### What this task involves
Transcribe the listing exactly, leaving out every picture.

### Data block

┌──

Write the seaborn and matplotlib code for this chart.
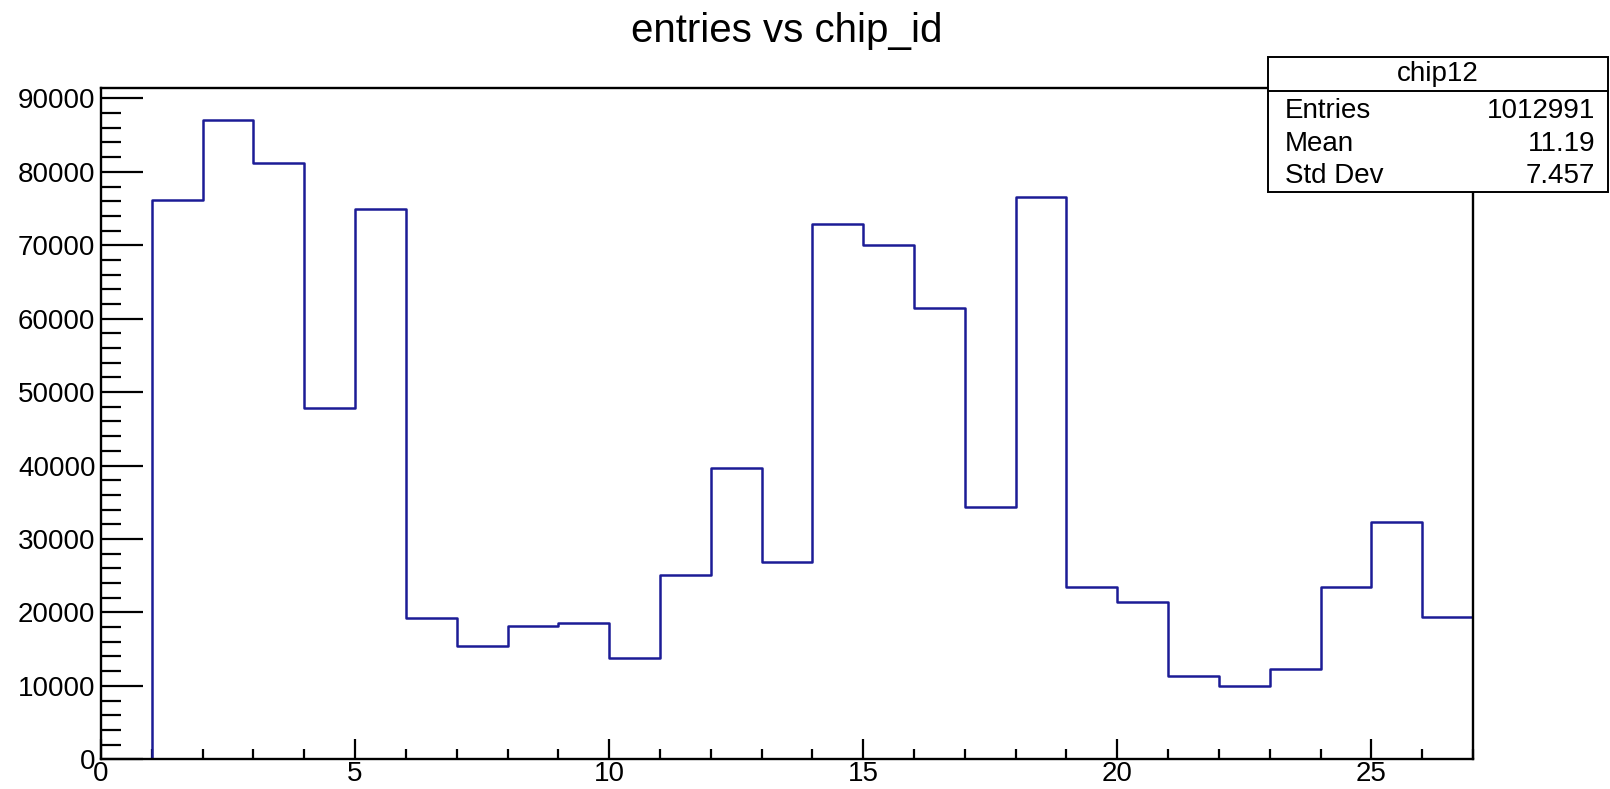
import numpy as np
import pandas as pd
import matplotlib
matplotlib.use("Agg")
import matplotlib.pyplot as plt
from matplotlib.patches import Rectangle
from matplotlib.lines import Line2D
from matplotlib.ticker import MultipleLocator
import seaborn as sns

# ---- data ----
chip_id = list(range(0, 27))
entries = [0, 76200, 87100, 81200, 47900, 75000, 19300, 15400, 18100, 18500,
           13800, 25100, 39600, 26900, 72900, 70100, 61500, 34400, 76600, 23400,
           21400, 11400, 10000, 12300, 23400, 32300, 19400]
bin_edges = list(range(0, 28))
title = "entries vs chip_id"
stats_name = "chip12"
stats_labels = ["Entries", "Mean", "Std Dev"]
stats_values = ["1012991", "11.19", "7.457"]
x_major_ticks = [0, 5, 10, 15, 20, 25]

df = pd.DataFrame({"chip_id": chip_id, "entries": entries})

sns.set_theme(style="ticks")
plt.rcParams["font.family"] = ["Liberation Sans", "DejaVu Sans"]

W, H = 1610, 789
fig = plt.figure(figsize=(W / 100, H / 100), dpi=100)
fig.patch.set_facecolor("white")

ax_left, ax_right = 101 / W, 1473 / W
ax_bottom, ax_top = 1 - 759.3 / H, 1 - 87.7 / H
ax = fig.add_axes([ax_left, ax_bottom, ax_right - ax_left, ax_top - ax_bottom])
ax.set_facecolor("white")

line_color = "#1c1c96"
sns.histplot(data=df, x="chip_id", weights="entries", bins=bin_edges,
             element="step", fill=False, color=line_color, linewidth=1.8, ax=ax,
             zorder=2)

ax.set_xlim(bin_edges[0], bin_edges[-1])
ax.set_ylim(0, 1.05 * max(entries))
ax.set_xlabel("")
ax.set_ylabel("")

for s in ax.spines.values():
    s.set_visible(True)
    s.set_color("black")
    s.set_linewidth(1.7)
    s.set_zorder(3)

ax.set_xticks(x_major_ticks)
ax.xaxis.set_minor_locator(MultipleLocator(1))
ax.yaxis.set_major_locator(MultipleLocator(10000))
ax.yaxis.set_minor_locator(MultipleLocator(2000))
ax.tick_params(axis="both", which="both", direction="in", color="black",
               width=1.6, labelsize=20, labelcolor="black")
ax.tick_params(axis="y", which="major", length=30, pad=4)
ax.tick_params(axis="y", which="minor", length=14.5)
ax.tick_params(axis="x", which="major", length=14.5, pad=1.5)
ax.tick_params(axis="x", which="minor", length=7.2)
ax.tick_params(top=False, right=False, which="both")

# title
fig.text(786.7 / W, 1 - 41.7 / H, title, ha="center", va="baseline",
         fontsize=29, color="black")

# stats box
bx0, bx1 = 1268.3 / W, 1608 / W
by0, by1 = 1 - 191.7 / H, 1 - 57.3 / H
sep = 1 - 90.7 / H
fig.add_artist(Rectangle((bx0, by0), bx1 - bx0, by1 - by0, transform=fig.transFigure,
                         facecolor="white", edgecolor="black", linewidth=1.4, zorder=10))
fig.add_artist(Line2D([bx0, bx1], [sep, sep], transform=fig.transFigure,
                      color="black", linewidth=1.4, zorder=11))
fig.text((bx0 + bx1) / 2, (sep + by1) / 2, stats_name, ha="center", va="center",
         fontsize=20, color="black", zorder=12)
row_baselines = [118.3, 151.0, 183.3]
for lab, val, yb in zip(stats_labels, stats_values, row_baselines):
    fig.text(1285 / W, 1 - yb / H, lab, ha="left", va="baseline", fontsize=20,
             color="black", zorder=12)
    fig.text(1595 / W, 1 - yb / H, val, ha="right", va="baseline", fontsize=20,
             color="black", zorder=12)

fig.savefig("out.png", dpi=100, facecolor="white")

└──

### Exercise response
Write the seaborn and matplotlib code for this chart.
import numpy as np
import pandas as pd
import matplotlib
matplotlib.use("Agg")
import matplotlib.pyplot as plt
from matplotlib.patches import Rectangle
from matplotlib.lines import Line2D
from matplotlib.ticker import MultipleLocator
import seaborn as sns

# ---- data ----
chip_id = list(range(0, 27))
entries = [0, 76200, 87100, 81200, 47900, 75000, 19300, 15400, 18100, 18500,
           13800, 25100, 39600, 26900, 72900, 70100, 61500, 34400, 76600, 23400,
           21400, 11400, 10000, 12300, 23400, 32300, 19400]
bin_edges = list(range(0, 28))
title = "entries vs chip_id"
stats_name = "chip12"
stats_labels = ["Entries", "Mean", "Std Dev"]
stats_values = ["1012991", "11.19", "7.457"]
x_major_ticks = [0, 5, 10, 15, 20, 25]

df = pd.DataFrame({"chip_id": chip_id, "entries": entries})

sns.set_theme(style="ticks")
plt.rcParams["font.family"] = ["Liberation Sans", "DejaVu Sans"]

W, H = 1610, 789
fig = plt.figure(figsize=(W / 100, H / 100), dpi=100)
fig.patch.set_facecolor("white")

ax_left, ax_right = 101 / W, 1473 / W
ax_bottom, ax_top = 1 - 759.3 / H, 1 - 87.7 / H
ax = fig.add_axes([ax_left, ax_bottom, ax_right - ax_left, ax_top - ax_bottom])
ax.set_facecolor("white")

line_color = "#1c1c96"
sns.histplot(data=df, x="chip_id", weights="entries", bins=bin_edges,
             element="step", fill=False, color=line_color, linewidth=1.8, ax=ax,
             zorder=2)

ax.set_xlim(bin_edges[0], bin_edges[-1])
ax.set_ylim(0, 1.05 * max(entries))
ax.set_xlabel("")
ax.set_ylabel("")

for s in ax.spines.values():
    s.set_visible(True)
    s.set_color("black")
    s.set_linewidth(1.7)
    s.set_zorder(3)

ax.set_xticks(x_major_ticks)
ax.xaxis.set_minor_locator(MultipleLocator(1))
ax.yaxis.set_major_locator(MultipleLocator(10000))
ax.yaxis.set_minor_locator(MultipleLocator(2000))
ax.tick_params(axis="both", which="both", direction="in", color="black",
               width=1.6, labelsize=20, labelcolor="black")
ax.tick_params(axis="y", which="major", length=30, pad=4)
ax.tick_params(axis="y", which="minor", length=14.5)
ax.tick_params(axis="x", which="major", length=14.5, pad=1.5)
ax.tick_params(axis="x", which="minor", length=7.2)
ax.tick_params(top=False, right=False, which="both")

# title
fig.text(786.7 / W, 1 - 41.7 / H, title, ha="center", va="baseline",
         fontsize=29, color="black")

# stats box
bx0, bx1 = 1268.3 / W, 1608 / W
by0, by1 = 1 - 191.7 / H, 1 - 57.3 / H
sep = 1 - 90.7 / H
fig.add_artist(Rectangle((bx0, by0), bx1 - bx0, by1 - by0, transform=fig.transFigure,
                         facecolor="white", edgecolor="black", linewidth=1.4, zorder=10))
fig.add_artist(Line2D([bx0, bx1], [sep, sep], transform=fig.transFigure,
                      color="black", linewidth=1.4, zorder=11))
fig.text((bx0 + bx1) / 2, (sep + by1) / 2, stats_name, ha="center", va="center",
         fontsize=20, color="black", zorder=12)
row_baselines = [118.3, 151.0, 183.3]
for lab, val, yb in zip(stats_labels, stats_values, row_baselines):
    fig.text(1285 / W, 1 - yb / H, lab, ha="left", va="baseline", fontsize=20,
             color="black", zorder=12)
    fig.text(1595 / W, 1 - yb / H, val, ha="right", va="baseline", fontsize=20,
             color="black", zorder=12)

fig.savefig("out.png", dpi=100, facecolor="white")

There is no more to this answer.